* **Work instructions**: Return each line of the listing that contains the string "this".

-=-=-

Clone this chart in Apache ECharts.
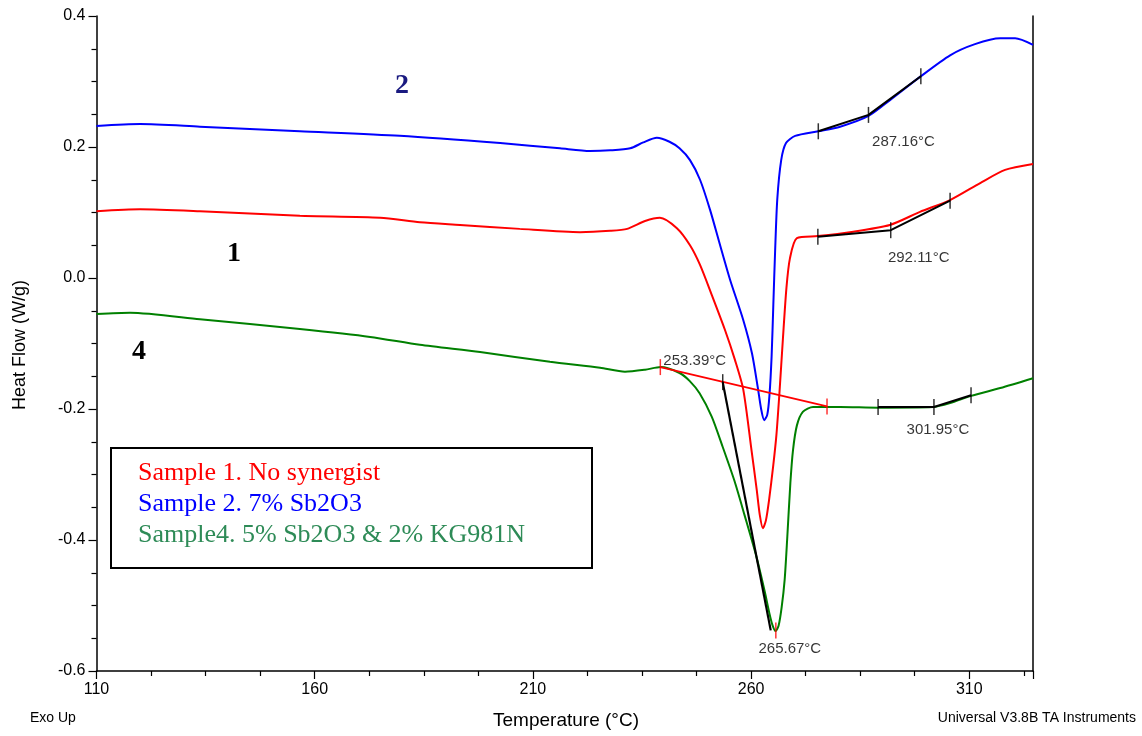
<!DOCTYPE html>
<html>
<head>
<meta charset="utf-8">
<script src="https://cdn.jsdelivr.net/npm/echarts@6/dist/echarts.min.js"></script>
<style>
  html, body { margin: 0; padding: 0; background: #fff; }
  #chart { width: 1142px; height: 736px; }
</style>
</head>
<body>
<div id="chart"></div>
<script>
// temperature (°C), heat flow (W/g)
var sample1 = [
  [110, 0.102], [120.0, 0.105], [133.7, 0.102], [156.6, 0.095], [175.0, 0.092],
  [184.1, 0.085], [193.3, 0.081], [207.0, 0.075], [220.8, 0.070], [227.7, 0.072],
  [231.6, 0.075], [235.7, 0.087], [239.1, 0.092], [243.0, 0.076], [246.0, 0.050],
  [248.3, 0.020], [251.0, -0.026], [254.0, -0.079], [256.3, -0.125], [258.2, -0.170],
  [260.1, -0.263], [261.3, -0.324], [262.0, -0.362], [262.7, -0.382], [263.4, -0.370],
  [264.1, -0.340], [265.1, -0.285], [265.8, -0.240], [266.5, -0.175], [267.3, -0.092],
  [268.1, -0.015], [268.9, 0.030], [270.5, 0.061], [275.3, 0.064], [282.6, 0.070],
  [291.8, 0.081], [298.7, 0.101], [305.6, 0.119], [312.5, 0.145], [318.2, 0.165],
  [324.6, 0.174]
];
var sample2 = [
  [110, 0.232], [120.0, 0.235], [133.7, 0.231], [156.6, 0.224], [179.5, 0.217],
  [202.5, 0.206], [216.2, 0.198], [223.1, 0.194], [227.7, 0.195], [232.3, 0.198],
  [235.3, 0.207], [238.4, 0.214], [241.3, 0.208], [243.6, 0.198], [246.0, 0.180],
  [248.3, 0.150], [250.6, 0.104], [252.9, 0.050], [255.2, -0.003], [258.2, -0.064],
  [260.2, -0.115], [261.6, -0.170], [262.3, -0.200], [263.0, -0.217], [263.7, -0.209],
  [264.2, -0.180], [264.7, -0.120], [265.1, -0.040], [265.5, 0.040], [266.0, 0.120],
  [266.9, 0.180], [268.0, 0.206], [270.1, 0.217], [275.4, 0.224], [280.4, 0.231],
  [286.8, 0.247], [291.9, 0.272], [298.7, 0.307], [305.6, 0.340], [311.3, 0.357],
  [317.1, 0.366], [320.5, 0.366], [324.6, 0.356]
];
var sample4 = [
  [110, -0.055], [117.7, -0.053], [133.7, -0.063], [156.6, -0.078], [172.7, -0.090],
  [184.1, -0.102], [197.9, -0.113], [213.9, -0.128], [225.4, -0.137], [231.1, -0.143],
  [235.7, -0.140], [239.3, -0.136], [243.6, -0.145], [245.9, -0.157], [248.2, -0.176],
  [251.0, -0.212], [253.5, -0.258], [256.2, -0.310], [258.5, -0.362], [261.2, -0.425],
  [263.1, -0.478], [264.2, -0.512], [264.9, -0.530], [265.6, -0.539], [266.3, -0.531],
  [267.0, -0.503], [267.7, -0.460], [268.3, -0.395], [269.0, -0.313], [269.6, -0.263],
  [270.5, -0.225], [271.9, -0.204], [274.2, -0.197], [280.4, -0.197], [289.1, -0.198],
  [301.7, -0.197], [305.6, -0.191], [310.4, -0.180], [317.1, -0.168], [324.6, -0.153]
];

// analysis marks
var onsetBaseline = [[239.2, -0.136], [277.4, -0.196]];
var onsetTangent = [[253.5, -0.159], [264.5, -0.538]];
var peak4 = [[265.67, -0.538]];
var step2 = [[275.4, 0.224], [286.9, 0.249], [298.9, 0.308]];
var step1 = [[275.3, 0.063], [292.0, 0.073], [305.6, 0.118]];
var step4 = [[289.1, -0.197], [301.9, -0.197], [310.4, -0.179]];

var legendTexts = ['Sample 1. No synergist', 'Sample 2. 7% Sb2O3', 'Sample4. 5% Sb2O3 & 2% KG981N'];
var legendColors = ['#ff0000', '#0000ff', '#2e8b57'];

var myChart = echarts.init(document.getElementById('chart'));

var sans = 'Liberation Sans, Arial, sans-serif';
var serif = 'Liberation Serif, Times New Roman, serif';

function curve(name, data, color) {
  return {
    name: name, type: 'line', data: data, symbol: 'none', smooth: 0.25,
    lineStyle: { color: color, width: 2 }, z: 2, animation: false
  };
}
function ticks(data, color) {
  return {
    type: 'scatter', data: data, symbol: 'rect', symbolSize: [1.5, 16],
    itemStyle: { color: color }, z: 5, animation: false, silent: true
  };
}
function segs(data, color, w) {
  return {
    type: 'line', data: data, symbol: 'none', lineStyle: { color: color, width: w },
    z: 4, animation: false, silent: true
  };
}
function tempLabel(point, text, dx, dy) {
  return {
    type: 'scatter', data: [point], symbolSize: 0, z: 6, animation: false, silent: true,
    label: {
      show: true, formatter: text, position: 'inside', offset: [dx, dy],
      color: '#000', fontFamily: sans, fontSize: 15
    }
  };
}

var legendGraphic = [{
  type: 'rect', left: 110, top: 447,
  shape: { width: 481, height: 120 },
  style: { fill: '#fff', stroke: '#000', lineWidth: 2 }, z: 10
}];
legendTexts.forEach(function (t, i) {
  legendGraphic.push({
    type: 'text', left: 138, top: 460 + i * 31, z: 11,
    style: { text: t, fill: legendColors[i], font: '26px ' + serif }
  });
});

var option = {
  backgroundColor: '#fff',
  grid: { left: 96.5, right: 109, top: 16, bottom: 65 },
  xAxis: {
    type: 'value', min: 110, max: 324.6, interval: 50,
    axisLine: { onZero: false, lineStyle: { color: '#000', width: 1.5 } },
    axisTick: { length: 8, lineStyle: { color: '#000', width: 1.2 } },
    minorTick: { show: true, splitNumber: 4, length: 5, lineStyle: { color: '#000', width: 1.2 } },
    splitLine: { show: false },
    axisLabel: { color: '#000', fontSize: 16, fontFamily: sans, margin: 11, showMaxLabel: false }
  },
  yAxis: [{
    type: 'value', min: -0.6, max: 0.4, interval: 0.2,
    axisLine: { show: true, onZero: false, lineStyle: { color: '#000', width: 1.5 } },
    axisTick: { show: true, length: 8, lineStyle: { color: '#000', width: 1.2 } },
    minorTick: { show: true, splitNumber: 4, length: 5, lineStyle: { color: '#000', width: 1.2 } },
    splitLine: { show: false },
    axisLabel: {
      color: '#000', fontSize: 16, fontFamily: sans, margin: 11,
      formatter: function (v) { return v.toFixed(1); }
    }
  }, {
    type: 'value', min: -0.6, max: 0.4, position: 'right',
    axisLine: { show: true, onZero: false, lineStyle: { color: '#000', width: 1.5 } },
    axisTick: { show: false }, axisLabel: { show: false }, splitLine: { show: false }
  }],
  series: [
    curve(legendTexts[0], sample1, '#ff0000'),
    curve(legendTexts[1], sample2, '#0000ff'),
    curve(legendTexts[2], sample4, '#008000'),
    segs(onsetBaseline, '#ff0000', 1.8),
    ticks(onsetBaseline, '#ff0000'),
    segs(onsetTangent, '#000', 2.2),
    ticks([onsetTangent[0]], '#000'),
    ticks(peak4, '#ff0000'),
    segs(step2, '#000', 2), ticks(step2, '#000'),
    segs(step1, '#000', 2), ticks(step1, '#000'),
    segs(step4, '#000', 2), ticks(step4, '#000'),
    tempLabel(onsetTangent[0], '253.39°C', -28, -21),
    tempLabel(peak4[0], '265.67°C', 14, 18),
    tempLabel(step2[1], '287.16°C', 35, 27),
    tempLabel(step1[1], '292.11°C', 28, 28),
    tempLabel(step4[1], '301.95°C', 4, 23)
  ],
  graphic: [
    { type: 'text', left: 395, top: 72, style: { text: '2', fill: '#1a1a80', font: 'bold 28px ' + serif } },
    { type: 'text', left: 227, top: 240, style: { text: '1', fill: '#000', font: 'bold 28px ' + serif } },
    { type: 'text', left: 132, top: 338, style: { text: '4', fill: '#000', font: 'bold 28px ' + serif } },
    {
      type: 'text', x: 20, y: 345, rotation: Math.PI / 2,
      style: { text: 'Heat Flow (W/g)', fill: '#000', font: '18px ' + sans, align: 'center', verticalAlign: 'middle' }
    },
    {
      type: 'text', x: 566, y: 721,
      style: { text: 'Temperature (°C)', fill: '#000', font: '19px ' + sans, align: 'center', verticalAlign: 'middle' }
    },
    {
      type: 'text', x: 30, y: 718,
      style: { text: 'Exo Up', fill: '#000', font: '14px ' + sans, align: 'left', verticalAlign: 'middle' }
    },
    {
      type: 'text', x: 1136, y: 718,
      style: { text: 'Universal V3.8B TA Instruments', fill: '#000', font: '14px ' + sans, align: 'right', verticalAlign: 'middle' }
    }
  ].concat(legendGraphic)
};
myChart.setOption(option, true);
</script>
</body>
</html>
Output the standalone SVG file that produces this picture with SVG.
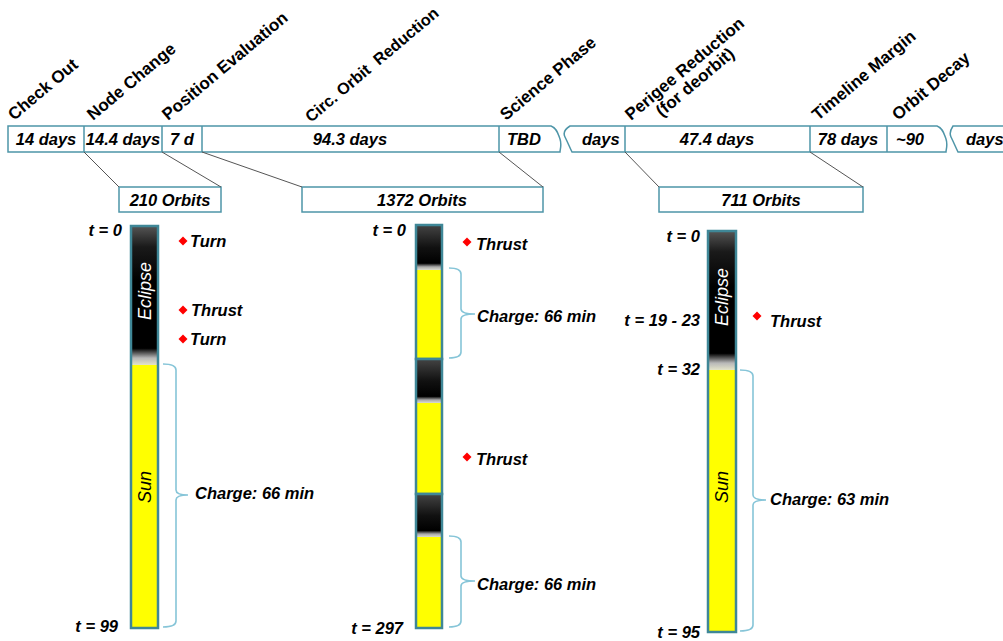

-=-=-

* **Response below**:
Clone this chart in Apache ECharts.
Output the standalone SVG file that produces this picture with SVG.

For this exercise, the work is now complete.